Ne oluyor, iç savaşta mıyız?
Bir dönemin moda sloganıyla soralım.
Tehlikenin farkında mısınız?
Aslında hepimiz farkındayız. Ancak iç politikada yaşanan gerginlikler, zaman zaman hepimizi anlamsız tartışmaların içine sürüklüyor.
Türkiye 30 yıldır kelimenin tam anlamıyla boğuştuğu terör belasından kurtulmak için bir yola girdi. Belki de ilk defa bu sorunla ilgili ‘devlet politikası’ inşa etmeye çabalıyor.
Böyle bir cümlenin ardından şunları yazmak gerekirdi.
İktidarıyla muhalefetiyle, devletin kurumlarıyla herkes çözüm için gayret ediyor.
Özellikle muhalefet ‘Bu konuyu diğerlerinden ayırmak gerekiyor. Çünkü bu sıradan bir iş değil. Onun için hükümeti atacağı kararlı adımlarda sonuna kadar destekliyoruz’ diyerek üzerine düşeni yapıyor!
***
Ne yazık ki bunları yazamıyoruz. Çünkü manzara çok farklı.
Salı günleri kelimenin tam anlamıyla kabus haline geldi. Sizi bilemem; fakat kendi payıma iki muhalefet partisi liderinin grup konuşmalarını dinlerken, tam bir ‘iç savaş’ psikolojisi yaşıyorum.
Dehşete düşüyorum.
Bitmek bilmiyor. Çünkü bir sonraki salı geliyor. Yani bir sonraki dehşet verici konuşmalar.
Benzetmeler, hakaretler, suçlamalar, tehditler, bir öfkenin girdabında peş peşe savruluyor.
Türkiye, korku filmlerini aratmayan bu sahneleri izleyerek yoluna devam etmeye çalışıyor.
***
Doğrudur; atılacak adımlar, yapılacak işler ve bunların iletişimi konusunda hükümetin bir dizi eksiği var.
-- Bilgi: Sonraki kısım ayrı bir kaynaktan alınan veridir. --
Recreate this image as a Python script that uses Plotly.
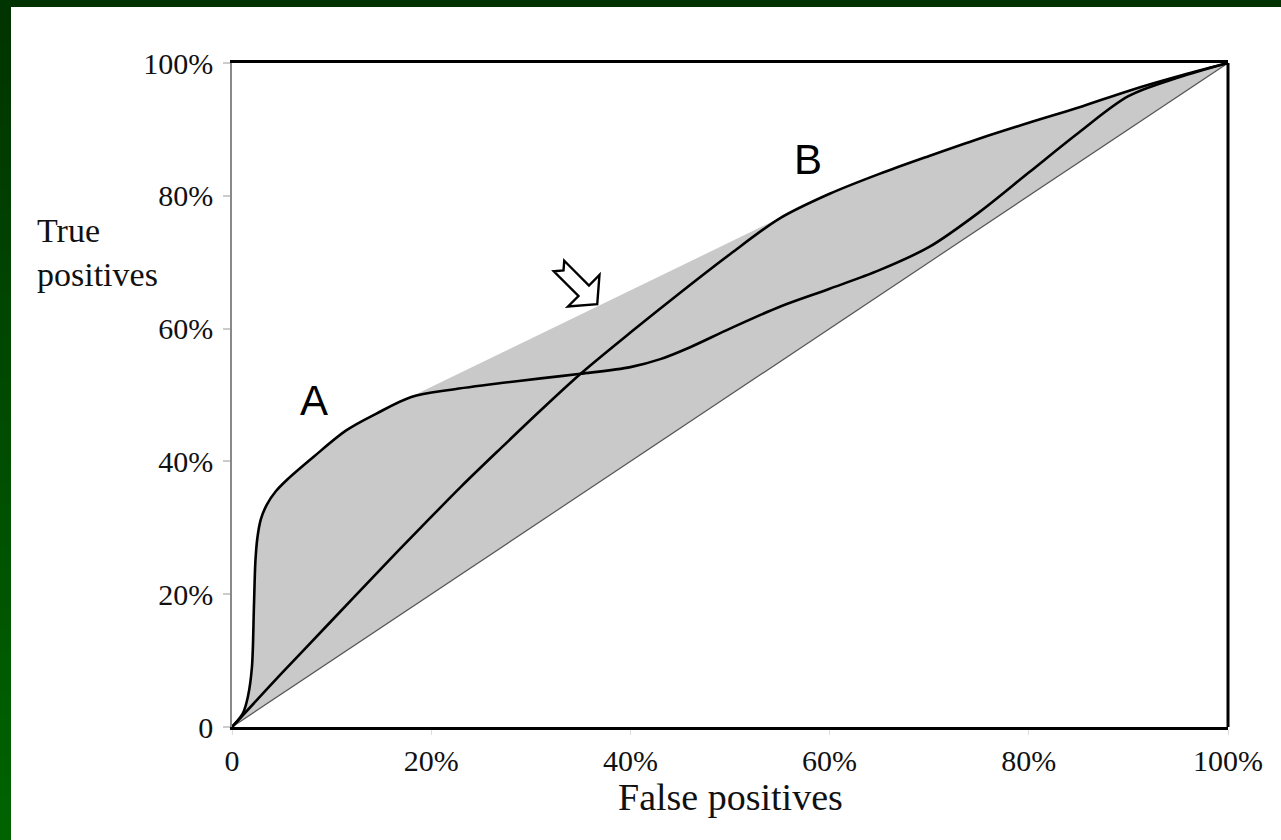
import plotly.graph_objects as go
import math

# ---------------- data ----------------
A_FPR = [0, 1.1, 1.6, 2.0, 2.2, 2.35, 2.55, 2.9, 3.5, 4.4, 5.5, 8.2, 11.5, 14.5, 18, 22, 27, 31,
         35, 40, 43, 46, 50, 55, 60, 65, 70, 75, 80, 85, 90, 95, 100]
A_TPR = [0, 2.1, 4.6, 9, 18, 25, 28.5, 31.3, 33.5, 35.5, 37.2, 40.7, 44.7, 47.2, 49.7, 50.8, 51.8,
         52.5, 53.2, 54.2, 55.4, 57.2, 60, 63.3, 66, 68.8, 72.3, 77.5, 83.5, 89.5, 95, 97.8, 100]

B_FPR = [0, 5, 10, 15, 19, 23, 27, 31, 35, 40, 45, 50, 55, 60, 65, 70, 75, 80, 85, 90, 95, 100]
B_TPR = [0, 8.1, 16, 23.9, 30.1, 36.2, 42, 47.7, 53.2, 59.4, 65.4, 71.2, 76.6, 80.3, 83.3,
         86, 88.6, 91, 93.3, 95.8, 98, 100]

DIAG_X = [0, 100]
DIAG_Y = [0, 100]

TICK_VALS = [0, 20, 40, 60, 80, 100]
TICK_TEXT = ["0", "20%", "40%", "60%", "80%", "100%"]

CURVE_LABELS = ["A", "B"]
LABEL_POS = [(8.2, 49.2), (57.8, 85.4)]

# ---------------- geometry helpers ----------------
W, H = 1281, 840
L, R, T, B = 232, 53, 63, 113
PW, PH = W - L - R, H - T - B


def px_to_data(px, py):
    return ((px - L) / PW * 100.0, (T + PH - py) / PH * 100.0)


def px_to_paper(px, py):
    return ((px - L) / PW, (T + PH - py) / PH)


# bridge of the convex hull between curve A and curve B
all_pts = list(zip(A_FPR, A_TPR)) + list(zip(B_FPR, B_TPR))
bridge = None
for i in range(len(A_FPR)):
    for j in range(len(B_FPR)):
        if B_FPR[j] <= A_FPR[i]:
            continue
        s = (B_TPR[j] - A_TPR[i]) / (B_FPR[j] - A_FPR[i])
        if all(py <= A_TPR[i] + s * (px - A_FPR[i]) + 1e-9 for px, py in all_pts):
            bridge = (i, j)
            break
    if bridge:
        break
bi, bj = bridge
fill_x = A_FPR[:bi + 1] + B_FPR[bj:] + [0]
fill_y = A_TPR[:bi + 1] + B_TPR[bj:] + [0]

fig = go.Figure()
fig.add_trace(go.Scatter(x=fill_x, y=fill_y, mode="lines", fill="toself",
                         fillcolor="#c9c9c9", line=dict(width=0), hoverinfo="skip",
                         showlegend=False))
fig.add_trace(go.Scatter(x=DIAG_X, y=DIAG_Y, mode="lines",
                         line=dict(color="#555555", width=1.2), showlegend=False))
fig.add_trace(go.Scatter(x=B_FPR, y=B_TPR, mode="lines",
                         line=dict(color="black", width=2.6, shape="spline", smoothing=0.9),
                         showlegend=False))
fig.add_trace(go.Scatter(x=A_FPR, y=A_TPR, mode="lines",
                         line=dict(color="black", width=2.6, shape="spline", smoothing=0.9),
                         showlegend=False))

shapes = []
# green frame: top band and left gradient band
tx0, _ = px_to_paper(0, 0)
tx1, _ = px_to_paper(W, 0)
_, ty0 = px_to_paper(0, 7)
_, ty1 = px_to_paper(0, 0)
shapes.append(dict(type="rect", xref="paper", yref="paper", x0=tx0, x1=tx1, y0=ty0, y1=ty1,
                   fillcolor="#003300", line=dict(width=0), layer="above"))
N = 40
lx0, _ = px_to_paper(0, 0)
lx1, _ = px_to_paper(11, 0)
for k in range(N):
    y_top = k * H / N
    y_bot = (k + 1) * H / N + 1
    g = int(round(51 + (100 - 51) * (k + 0.5) / N))
    _, py0 = px_to_paper(0, y_bot)
    _, py1 = px_to_paper(0, y_top)
    shapes.append(dict(type="rect", xref="paper", yref="paper", x0=lx0, x1=lx1, y0=py0, y1=py1,
                       fillcolor=f"rgb(0,{g},0)", line=dict(width=0), layer="above"))

# right border of plot frame
shapes.append(dict(type="line", xref="paper", yref="paper", x0=1, x1=1, y0=0, y1=1,
                   line=dict(color="black", width=3)))

# hollow block arrow (annotation), built in pixel space
tail = (559.0, 266.0)
ang = math.radians(45)
d = (math.cos(ang), math.sin(ang))
n = (math.sin(ang), -math.cos(ang))
sc = 1.06
local = [(0, 7), (33, 7), (33, 21), (51, 0), (33, -21), (33, -7), (0, -7), (6, 0)]
pts = []
for u, v in local:
    px = tail[0] + sc * (u * d[0] + v * n[0])
    py = tail[1] + sc * (u * d[1] + v * n[1])
    pts.append(px_to_data(px, py))
path = "M " + " L ".join(f"{x:.3f},{y:.3f}" for x, y in pts) + " Z"
shapes.append(dict(type="path", xref="x", yref="y", path=path, fillcolor="white",
                   line=dict(color="black", width=2.4)))

serif = "Liberation Serif, Times New Roman, serif"
annotations = []
for lab, (x, y) in zip(CURVE_LABELS, LABEL_POS):
    annotations.append(dict(x=x, y=y, xref="x", yref="y", text=lab, showarrow=False,
                            font=dict(family="Liberation Sans, Arial, sans-serif", size=42,
                                      color="black")))
ax_, ay_ = px_to_paper(35, 252)
annotations.append(dict(x=ax_, y=ay_, xref="paper", yref="paper", xanchor="left", yanchor="middle",
                        text="True<br>positives", showarrow=False, align="left",
                        font=dict(family=serif, size=34, color="#111111")))
fx_, fy_ = px_to_paper(730, 797)
annotations.append(dict(x=fx_, y=fy_, xref="paper", yref="paper", xanchor="center",
                        yanchor="middle", text="False positives", showarrow=False,
                        font=dict(family=serif, size=38, color="#111111")))

fig.update_layout(
    width=W, height=H,
    margin=dict(l=L, r=R, t=T, b=B, pad=0),
    paper_bgcolor="white", plot_bgcolor="white",
    shapes=shapes, annotations=annotations,
    showlegend=False,
    xaxis=dict(range=[0, 100], tickvals=TICK_VALS, ticktext=TICK_TEXT,
               showgrid=False, zeroline=False,
               showline=True, linecolor="black", linewidth=3, mirror=True,
               ticks="outside", ticklen=5, tickcolor="#dddddd", tickwidth=1,
               tickfont=dict(family=serif, size=30, color="#111111")),
    yaxis=dict(range=[0, 100], tickvals=TICK_VALS, ticktext=TICK_TEXT,
               showgrid=False, zeroline=False,
               showline=True, linecolor="#888888", linewidth=1.5,
               ticks="outside", ticklen=7, tickcolor="#cccccc", tickwidth=1.5,
               ticklabelstandoff=4,
               tickfont=dict(family=serif, size=30, color="#111111")),
)

fig.write_html("out.html")
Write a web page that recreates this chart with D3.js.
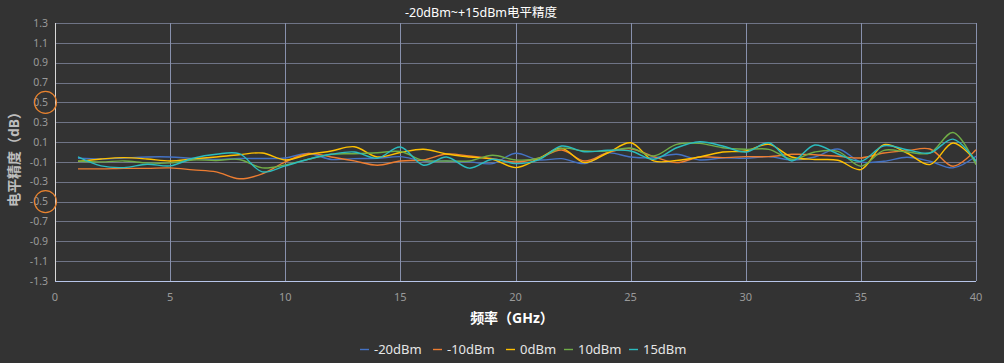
<!DOCTYPE html>
<html>
<head>
<meta charset="utf-8">
<script src="https://cdn.jsdelivr.net/npm/d3@7"></script>
<style>
    html, body { margin: 0; padding: 0; background: #333333; }
    svg { display: block; font-family: "Noto Sans", "Noto Sans CJK SC", sans-serif; }
</style>
</head>
<body>
<svg id="chart" width="1004" height="363"></svg>
<script>
(function() {
    'use strict';

    // frequency points (GHz)
    var freqs = d3.range(1, 41);

    var seriesNames = ['-20dBm', '-10dBm', '0dBm', '10dBm', '15dBm'];
    var seriesColors = ['#4472c4', '#ed7d31', '#ffc000', '#70ad47', '#2bbcbf'];

    var m20 = [-0.063, -0.07, -0.06, -0.05, -0.05, -0.065, -0.075, -0.065, -0.065, -0.06,
               -0.015, -0.075, -0.067, -0.063, -0.047, -0.09, -0.09, -0.1, -0.117, -0.013,
               -0.08, -0.067, -0.117, -0.01, -0.05, -0.057, -0.023, -0.08, -0.06, -0.063,
               -0.047, -0.08, -0.05, 0.03, -0.1, -0.093, -0.053, -0.093, -0.16, -0.043];
    var m10 = [-0.17, -0.17, -0.165, -0.165, -0.16, -0.18, -0.2, -0.27, -0.22, -0.1,
               -0.015, -0.05, -0.09, -0.133, -0.09, -0.08, -0.02, -0.04, -0.067, -0.1,
               -0.063, 0.02, -0.09, -0.007, 0.033, -0.047, -0.107, -0.05, -0.057, -0.047,
               -0.047, -0.023, -0.027, -0.043, -0.06, -0.01, 0.013, 0.03, -0.143, 0.023];
    var p0  = [-0.095, -0.07, -0.057, -0.07, -0.09, -0.07, -0.05, -0.027, -0.01, -0.08,
               -0.025, 0.01, 0.053, -0.05, -0.005, 0.027, -0.02, -0.05, -0.073, -0.157,
               -0.067, 0.037, -0.107, -0.01, 0.093, -0.09, -0.085, -0.05, 0.0, 0.01,
               0.077, -0.05, -0.075, -0.083, -0.177, 0.073, -0.01, -0.127, 0.09, -0.093];
    var p10 = [-0.09, -0.1, -0.09, -0.11, -0.11, -0.08, -0.085, -0.075, -0.16, -0.13,
               -0.073, -0.023, -0.017, -0.007, 0.005, -0.085, -0.09, -0.09, -0.033, -0.08,
               -0.063, 0.037, 0.01, 0.01, 0.04, -0.04, 0.077, 0.087, 0.043, 0.027,
               0.027, -0.073, 0.0, 0.007, -0.143, 0.017, 0.0, -0.01, 0.197, -0.127];
    var p15 = [-0.05, -0.14, -0.157, -0.123, -0.14, -0.063, -0.023, -0.017, -0.2, -0.14,
               -0.073, -0.023, 0.0, -0.063, 0.05, -0.133, -0.05, -0.163, -0.073, -0.117,
               -0.08, 0.06, 0.003, 0.017, 0.01, -0.073, 0.043, 0.103, 0.06, 0.0,
               0.093, -0.09, 0.07, -0.02, -0.093, 0.063, 0.023, -0.01, 0.13, -0.093];

    var xTicks = [0, 5, 10, 15, 20, 25, 30, 35, 40];
    var yTicks = [1.3, 1.1, 0.9, 0.7, 0.5, 0.3, 0.1, -0.1, -0.3, -0.5, -0.7, -0.9, -1.1, -1.3];
    var marked = [0.5, -0.5];   // circled y labels

    var series = [m20, m10, p0, p10, p15];

    /******************************************************************
        layout
     ******************************************************************/
    var svg = d3.select('#chart');
    var left = 55, right = 976, top = 23, bottom = 281;

    var x = d3.scaleLinear().domain([0, 40]).range([left, right]);
    var y = d3.scaleLinear().domain([-1.3, 1.3]).range([bottom, top]);

    // horizontal grid
    svg.append('g')
        .selectAll('line')
        .data(yTicks.filter(function(d) { return d !== -1.3; }))
        .join('line')
            .attr('x1', left).attr('x2', right)
            .attr('y1', function(d) { return Math.round(y(d)) + 0.5; })
            .attr('y2', function(d) { return Math.round(y(d)) + 0.5; })
            .attr('stroke', '#6f7486')
            .attr('stroke-width', 1);

    // vertical grid
    svg.append('g')
        .selectAll('line')
        .data(xTicks.filter(function(d) { return d > 0; }))
        .join('line')
            .attr('x1', function(d) { return Math.round(x(d)) + 0.5; })
            .attr('x2', function(d) { return Math.round(x(d)) + 0.5; })
            .attr('y1', top).attr('y2', bottom)
            .attr('stroke', '#8891ad')
            .attr('stroke-width', 1);

    // axes lines
    svg.append('line')
        .attr('x1', left + 0.5).attr('x2', left + 0.5)
        .attr('y1', top).attr('y2', bottom)
        .attr('stroke', '#d8d8d8');
    svg.append('line')
        .attr('x1', left).attr('x2', right)
        .attr('y1', Math.round(bottom) + 0.5).attr('y2', Math.round(bottom) + 0.5)
        .attr('stroke', '#b8c6ea');

    // y tick labels
    svg.append('g')
        .selectAll('text')
        .data(yTicks)
        .join('text')
            .attr('x', 48)
            .attr('y', function(d) { return y(d); })
            .attr('dy', '0.35em')
            .attr('text-anchor', 'end')
            .attr('fill', '#9a9a9a')
            .style('font-size', '10.5px')
            .text(function(d) { return d3.format('.1f')(d).replace('−', '-'); });

    // x tick labels
    svg.append('g')
        .selectAll('text')
        .data(xTicks)
        .join('text')
            .attr('x', function(d) { return x(d); })
            .attr('y', 301)
            .attr('text-anchor', 'middle')
            .attr('fill', '#9a9a9a')
            .style('font-size', '11px')
            .text(function(d) { return d; });

    // circled labels
    svg.append('g')
        .selectAll('circle')
        .data(marked)
        .join('circle')
            .attr('cx', 45.5)
            .attr('cy', function(d) { return y(d); })
            .attr('r', 11)
            .attr('fill', 'none')
            .attr('stroke', '#e8832f')
            .attr('stroke-width', 1.2);

    /******************************************************************
        lines
     ******************************************************************/
    var line = d3.line()
        .x(function(d, i) { return x(freqs[i]); })
        .y(function(d) { return y(d); })
        .curve(d3.curveCatmullRom.alpha(0.5));

    svg.append('g')
        .selectAll('path')
        .data(series)
        .join('path')
            .attr('d', line)
            .attr('fill', 'none')
            .attr('stroke', function(d, i) { return seriesColors[i]; })
            .attr('stroke-width', 1.4);

    /******************************************************************
        titles
     ******************************************************************/
    svg.append('text')
        .attr('x', 481).attr('y', 17)
        .attr('text-anchor', 'middle')
        .attr('fill', '#ffffff')
        .style('font-size', '12.5px')
        .text('-20dBm~+15dBm电平精度');

    svg.append('text')
        .attr('transform', 'translate(19,156) rotate(-90)')
        .attr('text-anchor', 'middle')
        .attr('fill', '#bdbdbd')
        .style('font-size', '14px')
        .style('font-weight', 'bold')
        .text('电平精度（dB）');

    svg.append('text')
        .attr('x', 512).attr('y', 323)
        .attr('text-anchor', 'middle')
        .attr('fill', '#ffffff')
        .style('font-size', '14px')
        .style('font-weight', 'bold')
        .text('频率（GHz）');

    /******************************************************************
        legend
     ******************************************************************/
    var legendX = [360, 433, 506, 564, 629];
    var legend = svg.append('g')
        .selectAll('g')
        .data(seriesNames)
        .join('g')
            .attr('transform', function(d, i) { return 'translate(' + [legendX[i], 349] + ')'; });

    legend.append('line')
        .attr('x1', 0).attr('x2', 9)
        .attr('y1', 0.5).attr('y2', 0.5)
        .attr('stroke', function(d, i) { return seriesColors[i]; })
        .attr('stroke-width', 1.4);

    legend.append('text')
        .attr('x', 14).attr('y', 0)
        .attr('dy', '0.35em')
        .attr('fill', '#e6e6e6')
        .style('font-size', '13px')
        .text(function(d) { return d; });
})();
</script>
</body>
</html>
Bu işler daha iyi planlanabilir ve kamuoyuna daha iyi anlatılabilirdi.
Fakat insaf edelim.
Muhalefetin bir tek eleştirisi var mı bunlar üzerine.
Tek bir eleştirinin konusu ‘Bu sorunu çözmek istiyorsak, her şeyi daha dikkatli hesap
lamak ve yola öyle çıkmak lazım’ şeklinde oldu mu?
Ne yazık ki hayır.
Bu saatten sonra ne demokratik açılımı, ne de diğer büyük sorunları muhalefetle oturup konuşmanın imkanı kalmamış görünüyor. Ta ki muhalefet kendi açılımını gerçekleştirene kadar!
Onur Öymen’in ‘Dersim’i vicdanlarda bir kez daha kanatan sözleri, CHP’yi hayli sarsmış görünüyor. Elbette CHP’nin kolayca bir zihinsel dönüşüm yaşaması ya da Türkiye’nin bugününe farklı bir gözle bakabilmesi kolay değil. Ama yine de Öymen’e yükselen tepkinin bu partinin tabanında ciddi bir etki uyandıracağı çok açık.
***
Kongre bitti, yeniden liderlik koltuğuna oturdu, ama MHP lideri Devlet Bahçeli’nin öfkesi bitmiyor.
Her konuşmasında bir öncekine kıyasla çıtayı yükseltiyor Bahçeli.
MHP’nin böyle bir söylemle kendisine daha geniş bir siyasi alan bulabilmesi ya da merkezde rol alması mümkün mü?
Türkiye’de ‘korku’ siyasetinin böyle bir sonuç elde ettiğine şu ana kadar tanık olmadık. Umarız bundan sonra da olmayız.
Şu soruları bir kenara not edelim. Acaba Devlet Bahçeli’nin öfkesi partisine yakın geleceğin siyasi mimarisinde yer bulmaya yönelik bir hamle mi? Yoksa partisine yönelik bir dönüştürme hamlesini ötelemek için mi böyle bir yol izliyor?
Hatırlayacağınız gibi MHP, kongre sırasında ‘AK Parti kongreye müdahale edecek’ diye ortalığı birbirine katmıştı. Sonrası malum, iddialar boş çıktı.
Acaba Bahçeli’nin geciktirmeye çalıştığı değişim, bizzat partisinin kendi dinamikleri üzerinden yaklaşan bir ‘tehdit’ olabilir mi?
‘İç savaş’ söylemiyle ülkeye hitap ederken, perde arkasında neler olduğunu öğrenmek için sadece zamana ihtiyacımız var.